Beata Cristina: Lucoli sta a L'Aquila come Calvisano sta a Spoleto.
Questa equazione agiografica significa che esistono non quattro beate Cristina, ma due: Cristina (Mattia Ciccarelli) da Lucoli o L'Aquila e Cristina Semenzi da Calvisano o Spoleto.
Beata CRISTINA DA L'AQUILA o DA LUCOLI
(Lucoli, L'Aquila 1480 - L'Aquila 1543)
di Bruno Silvestrini O.S.A.
Al secolo Mattia Ciccarelli, nacque da Domenico e Maria di Pericolo a Colle di Lucoli (L'Aquila), il 24 febbraio 1480, ultima di sei figli. Sin dalla più tenera età fu adorna delle virtù dell'obbedienza, dell'umiltà e della modestia, congiunte con l'amore per la preghiera che praticava per buona parte del giorno ritirata nell'angolo più riposto della sua casa e devotamente raccolta davanti a un'immagine della Madonna della Pietà. Alle preghiere univa costantemente mortificazioni e rigorosi digiuni, macerando così il suo corpo per cancellarne la bellezza, al fine di impedire di essere ammirata.
A undici anni conobbe il beato Vincenzo da L'Aquila, che divenne il suo direttore spirituale e a cui ben presto confidò il suo intimo desiderio di consacrarsi interamente al Signore, abbracciando la vita religiosa. Nel giugno 1505 entrò, infatti, nel monastero di S. Lucia delle Agostiniane osservanti in L'Aquila, dove prese il velo assumendo il nome di Cristina. La grande pietà, la sottomissione più completa e l'assoluta umiltà di cui dava quotidianamente luminose prove, le meritarono in breve la venerazione di tutte le consorelle le quali, dopo non molti anni, la scelsero come loro badessa, carica cui fu eletta più volte, suo malgrado. Divenuta celebre per la sua santità, per le visioni avute e per i miracoli operati, Cristina era visitata continuamente da una gran folla di persone, dalle più modeste alle più cospicue.
Tra le varie estasi di cui il Signore volle degnarla, due restano veramente mirabili: quella avuta in una ricorrenza della festa del Corpus Domini, allorché fu trovata sollevata da terra per più di cinque palmi, mentre sul petto le risplendeva l'Ostia santa rinchiusa in una pisside d'oro (per questo la beata viene comunemente così raffigurata); e quella avuta in un venerdì santo e prolungatasi fino al giorno successivo, durante la quale provò, a suo dire, gran parte dei dolori della passione di nostro Signore.

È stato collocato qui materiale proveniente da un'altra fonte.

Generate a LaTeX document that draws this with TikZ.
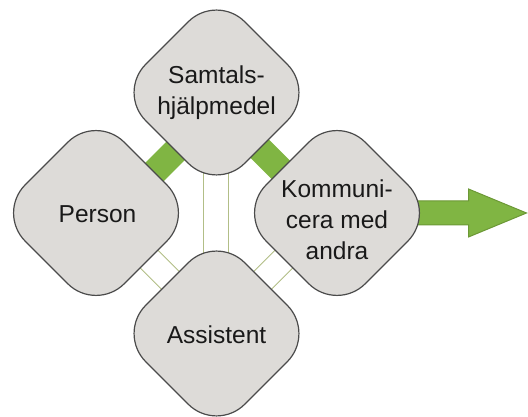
\documentclass[tikz,border=0pt]{standalone}
\usepackage{fontspec}
\setmainfont{Liberation Sans}
\usetikzlibrary{backgrounds}
\definecolor{boxfill}{RGB}{221,219,216}
\definecolor{boxline}{RGB}{75,75,75}
\definecolor{barfill}{RGB}{128,181,67}
\definecolor{arrowline}{RGB}{108,152,54}
\definecolor{thinline}{RGB}{178,190,135}
\tikzset{
 diamondbox/.style={draw=boxline, fill=boxfill, line width=1.2pt, rectangle, rounded corners=40pt, minimum size=140pt, inner sep=0pt, rotate=45},
 boxtext/.style={font=\fontsize{24.5}{31}\selectfont, align=center, inner sep=0pt, text=black!90},
 greenbar/.style={draw=barfill, line width=26pt},
 thinbar/.style={draw=thinline, line width=1pt, double=white, double distance=24pt},
 bigarrow/.style={fill=barfill, draw=arrowline, line width=1pt, line join=miter}
}
\begin{document}
\begin{tikzpicture}[x=1pt,y=1pt]
\useasboundingbox (0,0) rectangle (528,417);
\node[diamondbox] (T) at (216.5,324.5) {};
\node[diamondbox] (L) at (96,204) {};
\node[diamondbox] (R) at (337,204) {};
\node[diamondbox] (B) at (216.5,83.5) {};
\node[boxtext] (Tt) at (T.center) {Samtals-\\hjälpmedel};
\node[boxtext, anchor=base] (Lt) at ([xshift=1.5pt,yshift=-10pt]L.center) {Person};
\node[boxtext] (Rt) at ([yshift=-7pt]R.center) {Kommuni-\\cera med\\andra};
\node[boxtext, anchor=base] (Bt) at ([yshift=-10.5pt]B.center) {Assistent};
\coordinate (tip) at (526.5,204);
\begin{scope}[on background layer]
\draw[greenbar] ([shift={(8.8pt,-8.8pt)}]T.center) -- ([shift={(8.8pt,-8.8pt)}]L.center);
\draw[greenbar] ([shift={(-6.5pt,-6.5pt)}]T.center) -- ([shift={(-6.5pt,-6.5pt)}]R.center);
\draw[thinbar] ([xshift=-0.5pt]T.center) -- ([xshift=-0.5pt]B.center);
\draw[thinbar] ([shift={(3.5pt,3.5pt)}]L.center) -- ([shift={(3.5pt,3.5pt)}]B.center);
\draw[thinbar] ([shift={(-3.5pt,3.5pt)}]R.center) -- ([shift={(-3.5pt,3.5pt)}]B.center);
\draw[bigarrow] ([yshift=12pt]R.center) -- ([shift={(-58pt,12pt)}]tip) -- ([shift={(-58pt,24pt)}]tip) -- (tip) -- ([shift={(-58pt,-24pt)}]tip) -- ([shift={(-58pt,-12pt)}]tip) -- ([yshift=-12pt]R.center) -- cycle;
\end{scope}
\end{tikzpicture}
\end{document}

Cagionevole di salute e afflitta da più mali, Cristina morì il 18 gennaio 1543. Soppresso il monastero agostiniano di S. Lucia il 12 ottobre 1908, le spoglie mortali della beata furono trasferite nel monastero agostiniano di S. Amico a L'Aquila. Il culto, che già subito dopo la sua morte cominciò ad esserle prestato, fu solennemente confermato da Gregorio XVI nel 1841.

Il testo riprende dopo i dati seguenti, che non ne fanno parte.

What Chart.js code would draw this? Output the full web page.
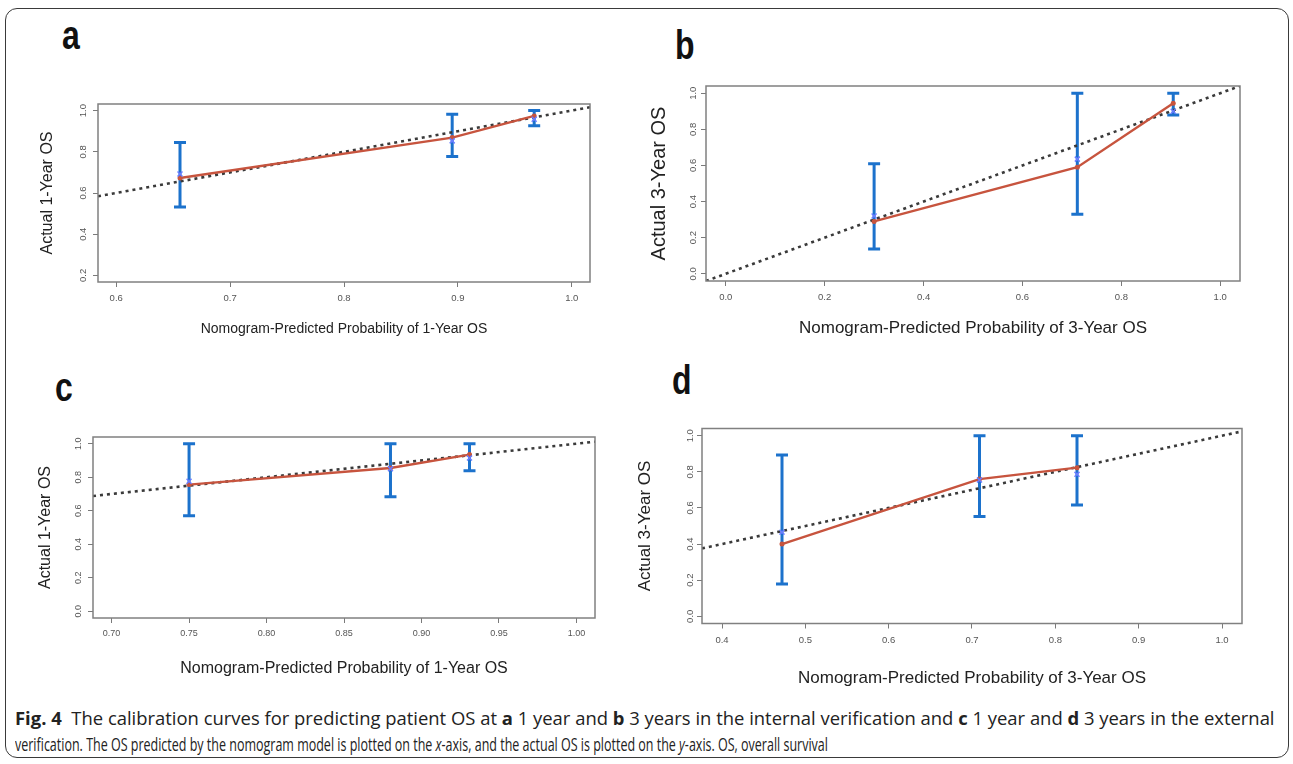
<!DOCTYPE html>
<html>
<head>
<meta charset="utf-8">
<script src="https://cdn.jsdelivr.net/npm/chart.js@4.4.1/dist/chart.umd.min.js"></script>
<style>
html, body { margin: 0; padding: 0; background: #fff; }
#page { position: relative; width: 1293px; height: 764px; overflow: hidden; }
#frame { position: absolute; left: 5px; top: 8px; width: 1282px; height: 748px; border: 1px solid #3a3a3a; border-radius: 12px; }
canvas { position: absolute; }
.tag { position: absolute; font: bold 40px "Liberation Sans", Arial, sans-serif; line-height: 40px; color: #111; transform: scaleX(0.8); transform-origin: left top; }
.cap { position: absolute; left: 15px; white-space: nowrap; font: 18px "Open Sans", "Noto Sans", sans-serif; line-height: 20px; color: #222; transform-origin: left center; display: inline-block; }
</style>
</head>
<body>
<div id="page">
  <div id="frame"></div>
  <div class="tag" style="left:62px;top:15px">a</div>
  <div class="tag" style="left:675px;top:25px">b</div>
  <div class="tag" style="left:55px;top:367px">c</div>
  <div class="tag" style="left:672px;top:360px">d</div>
  <canvas id="chart-a"></canvas>
  <canvas id="chart-b"></canvas>
  <canvas id="chart-c"></canvas>
  <canvas id="chart-d"></canvas>
  <div class="cap" id="cap1" style="top:708px"><b>Fig. 4</b>&nbsp; The calibration curves for predicting patient OS at <b>a</b> 1 year and <b>b</b> 3 years in the internal verification and <b>c</b> 1 year and <b>d</b> 3 years in the external</div>
  <div class="cap" id="cap2" style="top:734px">verification. The OS predicted by the nomogram model is plotted on the <i>x</i>-axis, and the actual OS is plotted on the <i>y</i>-axis. OS, overall survival</div>
</div>
<script>
// a: internal verification, 1-year OS
var aXTicks = ['0.6', '0.7', '0.8', '0.9', '1.0'];
var aYTicks = ['0.2', '0.4', '0.6', '0.8', '1.0'];
var aPredicted = [0.656, 0.895, 0.967];
var aObserved = [0.673, 0.869, 0.974];
var aCorrected = [0.692, 0.853, 0.958];
var aLower = [0.532, 0.777, 0.927];
var aUpper = [0.845, 0.982, 1.0];

// b: internal verification, 3-year OS
var bXTicks = ['0.0', '0.2', '0.4', '0.6', '0.8', '1.0'];
var bYTicks = ['0.0', '0.2', '0.4', '0.6', '0.8', '1.0'];
var bPredicted = [0.300, 0.711, 0.905];
var bObserved = [0.290, 0.590, 0.945];
var bCorrected = [0.320, 0.635, 0.900];
var bLower = [0.137, 0.330, 0.880];
var bUpper = [0.609, 1.0, 1.0];

// c: external verification, 1-year OS
var cXTicks = ['0.70', '0.75', '0.80', '0.85', '0.90', '0.95', '1.00'];
var cYTicks = ['0.0', '0.2', '0.4', '0.6', '0.8', '1.0'];
var cPredicted = [0.750, 0.880, 0.931];
var cObserved = [0.756, 0.855, 0.935];
var cCorrected = [0.776, 0.850, 0.915];
var cLower = [0.570, 0.683, 0.838];
var cUpper = [1.0, 1.0, 1.0];

// d: external verification, 3-year OS
var dXTicks = ['0.4', '0.5', '0.6', '0.7', '0.8', '0.9', '1.0'];
var dYTicks = ['0.0', '0.2', '0.4', '0.6', '0.8', '1.0'];
var dPredicted = [0.472, 0.709, 0.826];
var dObserved = [0.400, 0.760, 0.823];
var dCorrected = [0.466, 0.755, 0.786];
var dLower = [0.179, 0.552, 0.617];
var dUpper = [0.893, 1.0, 1.0];

var FONT = '"Liberation Sans", Arial, sans-serif';

var panels = [
    {
        id: 'chart-a', canvas: [20, 75, 600, 275], box: [98, 104, 590, 282],
        xTicks: aXTicks, yTicks: aYTicks, pred: aPredicted, obs: aObserved, km: aCorrected, lower: aLower, upper: aUpper,
        xTitle: 'Nomogram-Predicted Probability of 1-Year OS', yTitle: 'Actual 1-Year OS',
        xTitleSize: 14, xTitleY: 329, yTitleSize: 16, yTitleX: 48, tickSize: 9.5, xPad: 7, yGap: 6.7
    },
    {
        id: 'chart-b', canvas: [630, 55, 650, 295], box: [706, 86, 1240, 281],
        xTicks: bXTicks, yTicks: bYTicks, pred: bPredicted, obs: bObserved, km: bCorrected, lower: bLower, upper: bUpper,
        xTitle: 'Nomogram-Predicted Probability of 3-Year OS', yTitle: 'Actual 3-Year OS',
        xTitleSize: 17, xTitleY: 328, yTitleSize: 20, yTitleX: 659, tickSize: 9.5, xPad: 7, yGap: 5.4
    },
    {
        id: 'chart-c', canvas: [20, 405, 600, 290], box: [93, 437, 595, 618],
        xTicks: cXTicks, yTicks: cYTicks, pred: cPredicted, obs: cObserved, km: cCorrected, lower: cLower, upper: cUpper,
        xTitle: 'Nomogram-Predicted Probability of 1-Year OS', yTitle: 'Actual 1-Year OS',
        xTitleSize: 16, xTitleY: 669, yTitleSize: 16, yTitleX: 46, tickSize: 9, xPad: 6, yGap: 7
    },
    {
        id: 'chart-d', canvas: [630, 395, 650, 310], box: [702, 428.5, 1242, 623.5],
        xTicks: dXTicks, yTicks: dYTicks, pred: dPredicted, obs: dObserved, km: dCorrected, lower: dLower, upper: dUpper,
        xTitle: 'Nomogram-Predicted Probability of 3-Year OS', yTitle: 'Actual 3-Year OS',
        xTitleSize: 17, xTitleY: 678, yTitleSize: 17, yTitleX: 645, tickSize: 9.5, xPad: 7.5, yGap: 4
    }
];

// error bars behind the curves, frame box and rotated y labels on top
function calibPlugin(p) {
    return {
        id: 'calib',
        beforeDatasetsDraw: function(chart) {
            var ctx = chart.ctx, xs = chart.scales.x, ys = chart.scales.y;
            ctx.save();
            ctx.strokeStyle = 'rgb(28,114,204)';
            ctx.lineWidth = 3;
            p.pred.forEach(function(x, i) {
                var px = xs.getPixelForValue(x);
                var lo = ys.getPixelForValue(p.lower[i]);
                var hi = ys.getPixelForValue(p.upper[i]);
                ctx.beginPath();
                ctx.moveTo(px, lo); ctx.lineTo(px, hi);
                ctx.moveTo(px - 6, lo); ctx.lineTo(px + 6, lo);
                ctx.moveTo(px - 6, hi); ctx.lineTo(px + 6, hi);
                ctx.stroke();
            });
            ctx.restore();
        },
        afterDraw: function(chart) {
            var ctx = chart.ctx, a = chart.chartArea, ys = chart.scales.y;
            ctx.save();
            ctx.strokeStyle = '#808080';
            ctx.lineWidth = 1.5;
            ctx.strokeRect(a.left, a.top, a.right - a.left, a.bottom - a.top);
            ctx.fillStyle = '#555';
            ctx.font = p.tickSize + 'px ' + FONT;
            ctx.textAlign = 'center';
            ctx.textBaseline = 'alphabetic';
            ys.ticks.forEach(function(t, i) {
                var py = ys.getPixelForValue(t.value);
                ctx.save();
                ctx.translate(a.left - 5 - p.yGap, py);
                ctx.rotate(-Math.PI / 2);
                ctx.fillText(p.yTicks[i], 0, 0);
                ctx.restore();
            });
            ctx.restore();
        }
    };
}

function makeChart(p) {
    var cv = document.getElementById(p.id);
    var cx = p.canvas[0], cy = p.canvas[1], cw = p.canvas[2], ch = p.canvas[3];
    cv.width = cw; cv.height = ch;
    cv.style.left = cx + 'px'; cv.style.top = cy + 'px';
    cv.style.width = cw + 'px'; cv.style.height = ch + 'px';
    var L = p.box[0] - cx, T = p.box[1] - cy, R = p.box[2] - cx, B = p.box[3] - cy;

    var xv = p.xTicks.map(Number), yv = p.yTicks.map(Number);
    var xExt = (xv[xv.length - 1] - xv[0]) * 0.04;
    var yExt = (yv[yv.length - 1] - yv[0]) * 0.04;
    var xMin = xv[0] - xExt, xMax = xv[xv.length - 1] + xExt;
    var yMin = yv[0] - yExt, yMax = yv[yv.length - 1] + yExt;

    var ideal = [xMin, xMax].map(function(v) { return {x: v, y: v}; });
    var curve = p.pred.map(function(x, i) { return {x: x, y: p.obs[i]}; });
    var marks = p.pred.map(function(x, i) { return {x: x, y: p.km[i]}; });

    return new Chart(cv.getContext('2d'), {
        type: 'scatter',
        data: {
            datasets: [
                {
                    type: 'line', label: 'Ideal', data: ideal,
                    borderColor: '#3a3a3a', borderWidth: 2.6, borderDash: [3, 4],
                    pointRadius: 0, order: 3
                },
                {
                    type: 'line', label: 'Nomogram', data: curve,
                    borderColor: 'rgb(199,84,62)', borderWidth: 2.4,
                    pointRadius: 2.5, pointBackgroundColor: 'rgb(199,84,62)', pointBorderWidth: 0, order: 2
                },
                {
                    type: 'scatter', label: 'Observed', data: marks,
                    pointStyle: 'crossRot', pointRadius: 3.5,
                    borderColor: 'rgb(105,125,255)', borderWidth: 1.5, order: 1
                }
            ]
        },
        options: {
            responsive: false,
            animation: false,
            events: [],
            layout: { padding: { left: 0, top: T, right: cw - R, bottom: 0 } },
            plugins: { legend: { display: false }, tooltip: { enabled: false } },
            scales: {
                x: {
                    type: 'linear', min: xMin, max: xMax, bounds: 'data',
                    afterBuildTicks: function(s) { s.ticks = xv.map(function(v) { return {value: v}; }); },
                    afterFit: function(s) { s.height = ch - B; },
                    ticks: {
                        autoSkip: false, maxRotation: 0, padding: p.xPad, color: '#555',
                        font: { size: p.tickSize, family: FONT, lineHeight: 1 },
                        callback: function(v, i) { return p.xTicks[i]; }
                    },
                    grid: { drawOnChartArea: false, drawTicks: true, tickLength: 5, color: '#7a7a7a' },
                    border: { display: false },
                    title: {
                        display: true, text: p.xTitle, color: '#222',
                        font: { size: p.xTitleSize, family: FONT, lineHeight: 1 },
                        padding: { top: 0, bottom: ch - (p.xTitleY - cy) - p.xTitleSize / 2 }
                    }
                },
                y: {
                    type: 'linear', min: yMin, max: yMax, bounds: 'data',
                    afterBuildTicks: function(s) { s.ticks = yv.map(function(v) { return {value: v}; }); },
                    afterFit: function(s) { s.width = L; },
                    ticks: { display: false },
                    grid: { drawOnChartArea: false, drawTicks: true, tickLength: 5, color: '#7a7a7a' },
                    border: { display: false },
                    title: {
                        display: true, text: p.yTitle, color: '#222',
                        font: { size: p.yTitleSize, family: FONT, lineHeight: 1 },
                        padding: { top: (p.yTitleX - cx) - p.yTitleSize / 2, bottom: 0 }
                    }
                }
            }
        },
        plugins: [calibPlugin(p)]
    });
}

// each caption line is squeezed or stretched to the width it takes in the figure
function fitCaption(id, width) {
    var el = document.getElementById(id);
    el.style.transform = 'scaleX(' + (width / el.offsetWidth) + ')';
}

window.onload = function() {
    panels.forEach(makeChart);
    fitCaption('cap1', 1260);
    fitCaption('cap2', 813);
};
</script>
</body>
</html>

ANTINORI, A., Vita della Beata Cristina da L’Aquila, Roma 1740; Sacra Rituum Congregatione. Aquilana super approbatione cultus praestiti B. Christinae a Lucolis, Romae 1839; CREMONA, C., La b. C. de L’Aquila, agostiniana, Roma 1943; DURANTE, M., La stella di Lucoli. Breve vita della b. C. da Lucoli, L'Aquila 1943; FALCIONI, D., OSA. Beata Cristina da L’Aquila, beata, in Enciclopedia Cattolica, Città del Vaticano 1950, 915; CURTIS, C., OSA., Vita della Beata Cristina da L’Aquila. L'Operetta fu stampata a Colonia nel 1636, L'Aquila 1991; ID., Beatae Christianae vita. Testo latino - traduzione a fronte. A cura di Antonio Cordeschi, L'Aquila 1993.

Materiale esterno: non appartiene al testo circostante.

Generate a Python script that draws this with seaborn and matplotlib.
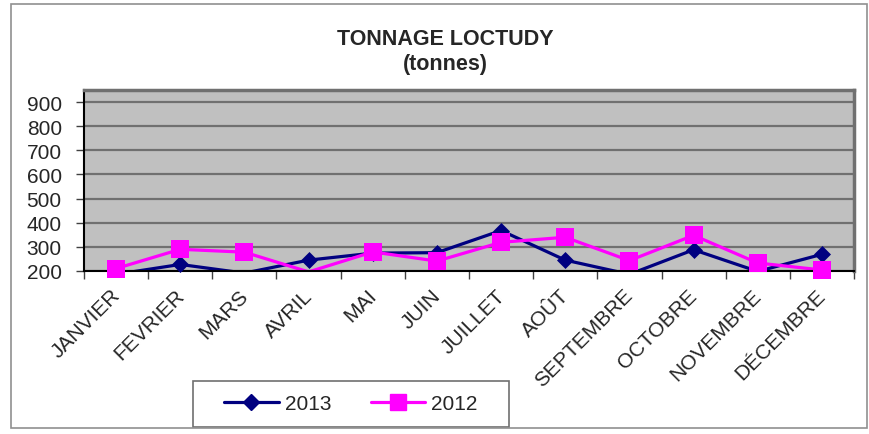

Spoleto - la Beata Cristina Semenzi é tornata nella sua Calvisano in provincia di Brescia. Quest'oggi l'Arcivescovo di Spoleto-Norcia Mons. Renato Boccardo ha consegnato la rinnovata teca che custodisce il corpo della Beata Cristina al Vescovo di Brescia Mons. Luciano Monari. Nota anche come Beata Cristina da Spoleto, dal momento della sua morte avvenuta il 13 Febbraio del 1458 la Suora Agostiniana fu sepolta all'interno della Chiesa di San Nicolò, chiusa al culto la Chiesa degli agostiniani nel 1803 fu trasferita nella Chiesa della Madonna di Loreto sempre a Spoleto e nel 1921 invece fu spostata nella Basilica di San Gregorio Maggiore dove è stata custodita fino alla traslazione definitiva avvenuta quest'oggi. Le spoglie della Beata Cristina sono dunque tornate nel Comune lombardo di Calvisano di cui è Patrona.